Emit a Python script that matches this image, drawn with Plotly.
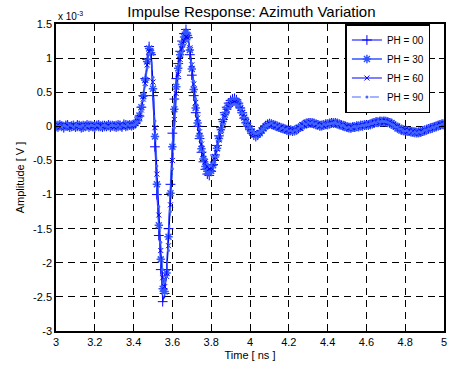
import numpy as np
import plotly.graph_objects as go

# time axis (ns), 0.01 ns sampling from 3.00 to 5.00
time_ns = np.round(np.linspace(3.0, 5.0, 201), 2)

# amplitudes in units of 1e-3 V
ph00 = [
    0.01, -0.01, 0.02, 0.00, -0.02, 0.01, 0.02, -0.01, 0.00, 0.01,
    -0.01, 0.02, 0.00, -0.02, 0.01, 0.00, 0.02, -0.01, 0.01, 0.00,
    -0.02, 0.01, 0.02, 0.00, -0.01, 0.01, 0.00, 0.02, -0.01, 0.01,
    0.00, -0.01, 0.02, 0.01, -0.01, 0.03, 0.00, 0.01, 0.02, 0.01,
    0.02, 0.04, 0.08, 0.15, 0.28, 0.45, 0.70, 0.98, 1.17, 1.05,
    0.45, -0.30, -1.00, -1.60, -2.10, -2.57, -2.45, -2.10, -1.50, -0.85,
    -0.10, 0.40, 0.70, 0.92, 1.10, 1.25, 1.36, 1.42, 1.30, 1.05,
    0.75, 0.45, 0.20, 0.00, -0.18, -0.38, -0.52, -0.63, -0.70, -0.72,
    -0.66, -0.56, -0.42, -0.28, -0.14, -0.02, 0.10, 0.20, 0.28, 0.34,
    0.38, 0.40, 0.41, 0.39, 0.34, 0.27, 0.20, 0.12, 0.05, 0.00,
    -0.05, -0.10, -0.13, -0.15, -0.13, -0.10, -0.06, -0.02, 0.01, 0.03,
    0.04, 0.03, 0.02, 0.01, 0.00, -0.01, -0.02, -0.03, -0.04, -0.05,
    -0.06, -0.06, -0.07, -0.06, -0.05, -0.03, -0.01, 0.01, 0.03, 0.04,
    0.05, 0.05, 0.05, 0.04, 0.03, 0.02, 0.01, 0.01, 0.02, 0.03,
    0.03, 0.04, 0.05, 0.05, 0.05, 0.04, 0.03, 0.02, 0.01, 0.00,
    -0.01, -0.02, -0.02, -0.01, -0.01, 0.00, 0.00, 0.01, 0.01, 0.02,
    0.02, 0.02, 0.03, 0.04, 0.05, 0.06, 0.06, 0.07, 0.07, 0.07,
    0.07, 0.06, 0.05, 0.04, 0.02, 0.00, -0.02, -0.03, -0.05, -0.06,
    -0.06, -0.07, -0.07, -0.08, -0.08, -0.09, -0.09, -0.09, -0.08, -0.07,
    -0.06, -0.05, -0.04, -0.03, -0.02, -0.01, 0.00, 0.01, 0.02, 0.03,
    0.03,
]

ph30 = [
    -0.01, 0.02, 0.00, 0.01, -0.01, 0.02, 0.00, -0.02, 0.01, 0.02,
    0.00, -0.01, 0.02, 0.01, -0.02, 0.01, 0.00, 0.02, 0.00, -0.01,
    0.01, 0.02, -0.01, 0.00, 0.02, -0.01, 0.01, 0.00, 0.02, 0.00,
    0.01, 0.02, -0.01, 0.02, 0.00, 0.01, 0.03, 0.02, 0.01, 0.02,
    0.03, 0.05, 0.09, 0.16, 0.28, 0.44, 0.68, 0.95, 1.14, 1.08,
    0.55, -0.15, -0.85, -1.45, -1.95, -2.38, -2.42, -2.15, -1.62, -0.98,
    -0.30, 0.25, 0.58, 0.85, 1.05, 1.20, 1.31, 1.38, 1.33, 1.12,
    0.84, 0.54, 0.27, 0.05, -0.14, -0.33, -0.48, -0.59, -0.66, -0.68,
    -0.65, -0.57, -0.45, -0.32, -0.18, -0.05, 0.07, 0.17, 0.25, 0.31,
    0.35, 0.37, 0.38, 0.37, 0.33, 0.27, 0.20, 0.13, 0.06, 0.01,
    -0.04, -0.08, -0.11, -0.13, -0.12, -0.10, -0.06, -0.03, 0.00, 0.02,
    0.03, 0.04, 0.03, 0.01, 0.00, -0.02, -0.03, -0.03, -0.05, -0.06,
    -0.07, -0.05, -0.06, -0.07, -0.04, -0.02, -0.02, 0.02, 0.02, 0.05,
    0.04, 0.06, 0.04, 0.05, 0.02, 0.03, 0.00, 0.02, 0.01, 0.04,
    0.02, 0.05, 0.04, 0.06, 0.04, 0.05, 0.02, 0.03, 0.00, 0.01,
    -0.02, -0.01, -0.03, 0.00, -0.02, 0.01, -0.01, 0.02, 0.00, 0.03,
    0.01, 0.03, 0.02, 0.05, 0.04, 0.07, 0.05, 0.08, 0.06, 0.08,
    0.06, 0.07, 0.04, 0.05, 0.01, 0.01, -0.03, -0.02, -0.06, -0.05,
    -0.07, -0.06, -0.08, -0.07, -0.09, -0.08, -0.10, -0.08, -0.09, -0.06,
    -0.07, -0.04, -0.05, -0.02, -0.03, 0.00, -0.01, 0.02, 0.01, 0.04,
    0.02,
]

ph60 = [
    0.00, 0.02, -0.01, 0.01, 0.02, -0.01, 0.01, 0.00, -0.01, 0.02,
    0.01, 0.00, -0.02, 0.01, 0.02, 0.00, -0.01, 0.01, 0.02, 0.00,
    0.01, -0.01, 0.02, 0.01, 0.00, 0.02, -0.01, 0.01, 0.00, 0.02,
    -0.01, 0.01, 0.00, 0.02, 0.01, -0.01, 0.02, 0.00, 0.02, 0.01,
    0.02, 0.04, 0.07, 0.13, 0.24, 0.40, 0.63, 0.90, 1.10, 1.10,
    0.65, -0.02, -0.70, -1.30, -1.82, -2.22, -2.35, -2.20, -1.75, -1.15,
    -0.50, 0.10, 0.48, 0.76, 0.98, 1.14, 1.25, 1.31, 1.30, 1.15,
    0.90, 0.62, 0.35, 0.12, -0.08, -0.26, -0.41, -0.52, -0.59, -0.62,
    -0.61, -0.55, -0.45, -0.33, -0.20, -0.08, 0.04, 0.14, 0.22, 0.28,
    0.32, 0.34, 0.35, 0.34, 0.31, 0.26, 0.20, 0.13, 0.07, 0.02,
    -0.03, -0.07, -0.10, -0.12, -0.11, -0.09, -0.06, -0.03, 0.00, 0.02,
    0.04, 0.02, 0.03, 0.00, 0.01, -0.02, -0.01, -0.04, -0.03, -0.06,
    -0.05, -0.07, -0.06, -0.05, -0.06, -0.02, -0.03, 0.02, 0.01, 0.05,
    0.03, 0.06, 0.04, 0.04, 0.02, 0.03, 0.00, 0.02, 0.01, 0.02,
    0.04, 0.03, 0.06, 0.04, 0.06, 0.03, 0.04, 0.01, 0.02, -0.01,
    0.00, -0.03, -0.01, -0.02, 0.01, -0.01, 0.01, 0.00, 0.02, 0.01,
    0.03, 0.01, 0.04, 0.03, 0.06, 0.05, 0.07, 0.06, 0.08, 0.06,
    0.08, 0.05, 0.06, 0.03, 0.03, -0.01, 0.00, -0.04, -0.04, -0.07,
    -0.05, -0.08, -0.06, -0.09, -0.07, -0.10, -0.08, -0.10, -0.07, -0.08,
    -0.05, -0.06, -0.03, -0.04, -0.01, -0.02, 0.01, 0.00, 0.03, 0.02,
    0.04,
]

ph90 = [
    0.02, 0.00, 0.01, -0.01, 0.02, 0.00, -0.01, 0.02, 0.01, -0.01,
    0.02, 0.01, -0.01, 0.00, 0.02, -0.02, 0.01, 0.00, 0.02, 0.01,
    0.00, 0.02, 0.01, -0.02, 0.01, 0.02, 0.00, -0.01, 0.01, 0.02,
    0.01, 0.00, 0.02, -0.01, 0.02, 0.01, 0.00, 0.03, 0.01, 0.02,
    0.02, 0.04, 0.07, 0.12, 0.22, 0.38, 0.60, 0.86, 1.06, 1.09,
    0.72, 0.08, -0.58, -1.18, -1.70, -2.10, -2.28, -2.20, -1.82, -1.25,
    -0.62, -0.02, 0.40, 0.70, 0.92, 1.08, 1.19, 1.25, 1.26, 1.14,
    0.92, 0.66, 0.40, 0.16, -0.04, -0.22, -0.37, -0.48, -0.55, -0.58,
    -0.58, -0.53, -0.44, -0.33, -0.21, -0.09, 0.03, 0.12, 0.20, 0.26,
    0.30, 0.32, 0.33, 0.32, 0.30, 0.25, 0.19, 0.13, 0.07, 0.02,
    -0.02, -0.06, -0.09, -0.11, -0.10, -0.08, -0.06, -0.03, 0.00, 0.02,
    0.03, 0.05, 0.02, 0.02, -0.01, 0.01, -0.03, -0.02, -0.05, -0.04,
    -0.07, -0.06, -0.08, -0.05, -0.06, -0.03, 0.00, 0.00, 0.04, 0.03,
    0.06, 0.04, 0.06, 0.03, 0.04, 0.01, 0.02, 0.00, 0.03, 0.02,
    0.04, 0.03, 0.05, 0.04, 0.06, 0.03, 0.04, 0.01, 0.02, -0.01,
    -0.02, -0.01, -0.03, -0.01, 0.00, -0.02, 0.01, 0.00, 0.02, 0.01,
    0.03, 0.02, 0.04, 0.04, 0.06, 0.05, 0.08, 0.06, 0.08, 0.07,
    0.07, 0.06, 0.05, 0.03, 0.02, -0.01, -0.01, -0.04, -0.04, -0.07,
    -0.07, -0.06, -0.09, -0.07, -0.10, -0.08, -0.10, -0.08, -0.09, -0.08,
    -0.05, -0.06, -0.03, -0.04, -0.01, -0.02, 0.01, 0.00, 0.02, 0.03,
    0.04,
]

series_names = ["PH = 00", "PH = 30", "PH = 60", "PH = 90"]
y_ticks = [-3, -2.5, -2, -1.5, -1, -0.5, 0, 0.5, 1, 1.5]
y_tick_labels = ["-3", "-2.5", "-2", "-1.5", "-1", "-0.5", "0", "0.5", "1", "1.5"]
x_ticks = [3, 3.2, 3.4, 3.6, 3.8, 4, 4.2, 4.4, 4.6, 4.8, 5]
x_tick_labels = ["3", "3.2", "3.4", "3.6", "3.8", "4", "4.2", "4.4", "4.6", "4.8", "5"]

styles = [
    dict(line=dict(color="#0000ff", width=1), marker=dict(symbol="cross-thin", size=7, line=dict(color="#0000ff", width=1))),
    dict(line=dict(color="#3355ff", width=1.5), marker=dict(symbol="asterisk", size=7, line=dict(color="#3355ff", width=1.5))),
    dict(line=dict(color="#0000ff", width=1), marker=dict(symbol="x-thin", size=5, line=dict(color="#0000ff", width=1))),
    dict(line=dict(color="#4466ff", width=1, dash="dash"), marker=dict(symbol="circle", size=3, color="#4466ff")),
]

fig = go.Figure()
for name, vals, st in zip(series_names, [ph00, ph30, ph60, ph90], styles):
    fig.add_trace(go.Scatter(x=time_ns, y=vals, mode="lines+markers", name=name,
                             line=st["line"], marker=st["marker"]))

axis_common = dict(
    showline=True, linecolor="black", linewidth=1.5, mirror="ticks",
    ticks="inside", ticklen=5, tickcolor="black",
    showgrid=True, gridcolor="black", gridwidth=1, griddash="7px,5px",
    zeroline=False, tickfont=dict(family="Liberation Sans, Arial", size=11, color="black"),
)

fig.update_layout(
    width=449, height=368,
    margin=dict(l=56, r=3, t=24, b=37),
    paper_bgcolor="white", plot_bgcolor="white",
    font=dict(family="Liberation Sans, Arial", color="black"),
    title=dict(text="Impulse Response: Azimuth Variation", x=0.56, xanchor="center",
               y=0.967, yanchor="middle", font=dict(size=15)),
    xaxis=dict(range=[3, 5], tickvals=x_ticks, ticktext=x_tick_labels,
               title=dict(text="Time [ ns ]", font=dict(size=11), standoff=4), **axis_common),
    yaxis=dict(range=[-3, 1.5], tickvals=y_ticks, ticktext=y_tick_labels,
               title=dict(text="Amplitude [ V ]", font=dict(size=11), standoff=6), **axis_common),
    legend=dict(x=0.965, y=1.0, xanchor="right", yanchor="top", bgcolor="white",
                bordercolor="black", borderwidth=1.5, font=dict(size=10),
                tracegroupgap=0, itemwidth=30),
    showlegend=True,
)

fig.add_annotation(text="x 10<sup>-3</sup>", xref="paper", yref="paper", x=0.0, y=1.0,
                   xanchor="left", yanchor="bottom", showarrow=False, font=dict(size=10))

fig.write_html("out.html")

* Prompt:
Without the pictures, return the listing above from its first line through the line that has "time_ns = np.round(np.linspace(3.0, 5.0, 201), 2)".

* Result below:
Emit a Python script that matches this image, drawn with Plotly.
import numpy as np
import plotly.graph_objects as go

# time axis (ns), 0.01 ns sampling from 3.00 to 5.00
time_ns = np.round(np.linspace(3.0, 5.0, 201), 2)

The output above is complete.